I have a place in mind. Space-science writer Michael Benson used this
title in The Outlook section of Sunday's Washington Post. Benson asks
whether the International Space Station, at a cost approaching $100
billion, is being finished just so we can drop it in the ocean? It is;
so what's his alternative? Attach engines and send it, with its crew,
off to explore other planets. Three days later the Post carried a
rebuttal by NASA contractor Jeff Volosin. The ISS, he argued is needed to
prepare crews to travel to Mars and back. He didn't say for what. As
James Van Allen would have said of both ideas: "How old-fashioned." Wake
up: Voyager 2 just entered interstellar space, Messenger revisited
Mercury, Phoenix found water on Mars. Somebody, anybody, tell me what
humans can do in space as well as the robots?

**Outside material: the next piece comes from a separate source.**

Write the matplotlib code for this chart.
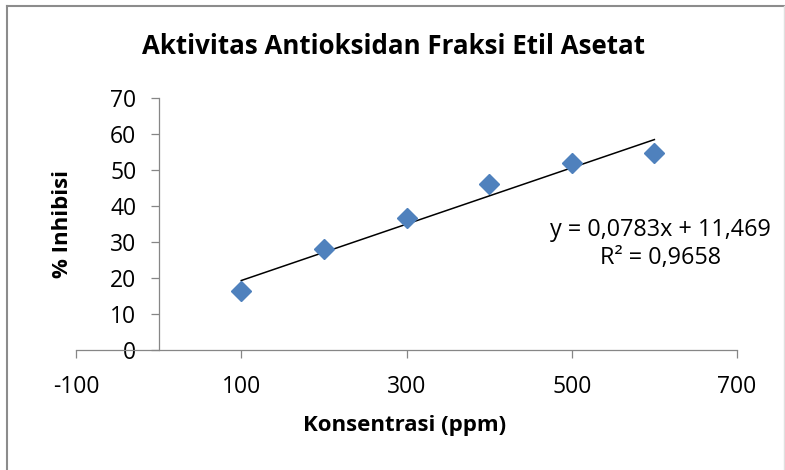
import matplotlib
matplotlib.use("Agg")
import matplotlib.pyplot as plt
from matplotlib.lines import Line2D
import numpy as np

plt.rcParams['font.family'] = ['Open Sans', 'DejaVu Sans']
plt.rcParams['axes.unicode_minus'] = False

# konsentrasi (ppm) dan % inhibisi
konsentrasi = [100, 200, 300, 400, 500, 600]
inhibisi = [16.4, 28.0, 36.7, 46.1, 51.9, 54.8]

# persamaan regresi linier
slope = 0.0783
intercept = 11.469
r2 = 0.9658

x_ticks = [-100, 100, 300, 500, 700]
y_ticks = [0, 10, 20, 30, 40, 50, 60, 70]

axis_color = '#868686'

fig = plt.figure(figsize=(7.85, 4.7), dpi=100)
ax = fig.add_axes([76 / 785, 1 - 350 / 470, 661 / 785, 252 / 470])

ax.plot(konsentrasi, inhibisi, linestyle='none', marker='D',
        markersize=10, color='#4F81BD', zorder=3)

x_fit = np.array([min(konsentrasi), max(konsentrasi)])
ax.plot(x_fit, slope * x_fit + intercept, color='black', linewidth=1.1, zorder=2)

ax.set_xlim(-100, 700)
ax.set_ylim(0, 70)
ax.set_xticks(x_ticks)
ax.set_yticks(y_ticks)

ax.spines['left'].set_position(('data', 0))
ax.spines['top'].set_visible(False)
ax.spines['right'].set_visible(False)
for side in ['left', 'bottom']:
    ax.spines[side].set_color(axis_color)
    ax.spines[side].set_linewidth(0.9)

ax.tick_params(axis='both', direction='out', length=6, width=0.9,
               color=axis_color, labelsize=16.5, labelcolor='black')
ax.tick_params(axis='y', pad=10)
ax.tick_params(axis='x', pad=12)

eq = f"y = {slope:.4f}x + {intercept:.3f}".replace('.', ',')
r2_text = f"R² = {r2:.4f}".replace('.', ',')
ax.text(607, 29.5, eq + "\n" + r2_text, ha='center', va='center',
        fontsize=16.8, linespacing=1.25)

fig.text(393 / 785, 1 - 47 / 470, "Aktivitas Antioksidan Fraksi Etil Asetat",
         ha='center', va='center', fontsize=18.6, fontweight='bold')
fig.text(405 / 785, 1 - 425 / 470, "Konsentrasi (ppm)",
         ha='center', va='center', fontsize=16, fontweight='bold')
fig.text(62 / 785, 1 - 224 / 470, "% Inhibisi", rotation=90,
         ha='center', va='center', fontsize=16, fontweight='bold')

# bingkai grafik
fig.add_artist(Line2D([7 / 785, 7 / 785], [0, 1 - 6 / 470], transform=fig.transFigure,
                      color='#8c8c8c', linewidth=1.5))
fig.add_artist(Line2D([7 / 785, 1], [1 - 6 / 470, 1 - 6 / 470], transform=fig.transFigure,
                      color='#8c8c8c', linewidth=1.5))
fig.add_artist(Line2D([784 / 785, 784 / 785], [0, 1 - 6 / 470], transform=fig.transFigure,
                      color='#e0e0e0', linewidth=1))

fig.savefig("out.png", dpi=100)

I wrote in last week's WN that, the "world population in 1798 was less
that 1 million." I should have said 1 billion. I apologize; my fingers
have a mind of their own, but they aren't very smart. I always appreciate
being told of errors and atoned by responding to more than 300 emails.

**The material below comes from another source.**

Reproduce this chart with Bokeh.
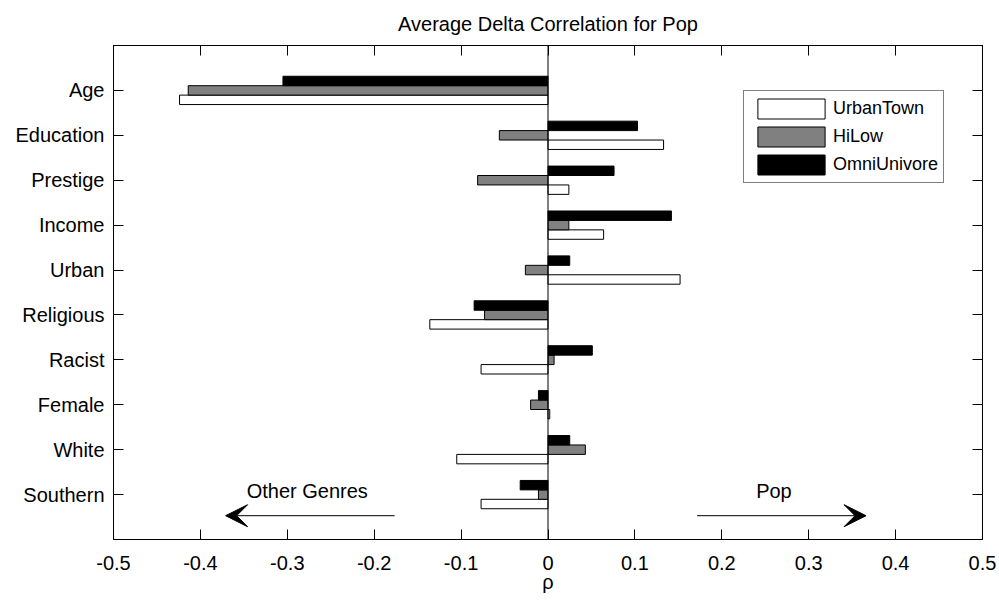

They are still coming in today.
The U.S. population clock as I write this is at 304, 633,590, but the
scary number is the growth rate, 4,315,000 births in 2007, more than
double the number a century ago, and topping the number born in 1957 at
the height of the post-war baby boom. The biggest factor by far is
immigration. The birth rate among Hispanic immigrants far outpaces the
modest 2.1 average births per women.
One of the poorest and least pleasant countries in the world despite
booming oil revenues, it has one of the highest birth rates. Yemen must
import 75 percent of its food and suffers acute water shortages. The
government campaign aims at reducing the awesome fertility rate by raising
awareness. It is widely believed in Yemen that contraception can cause
health problems and is forbidden in Islam.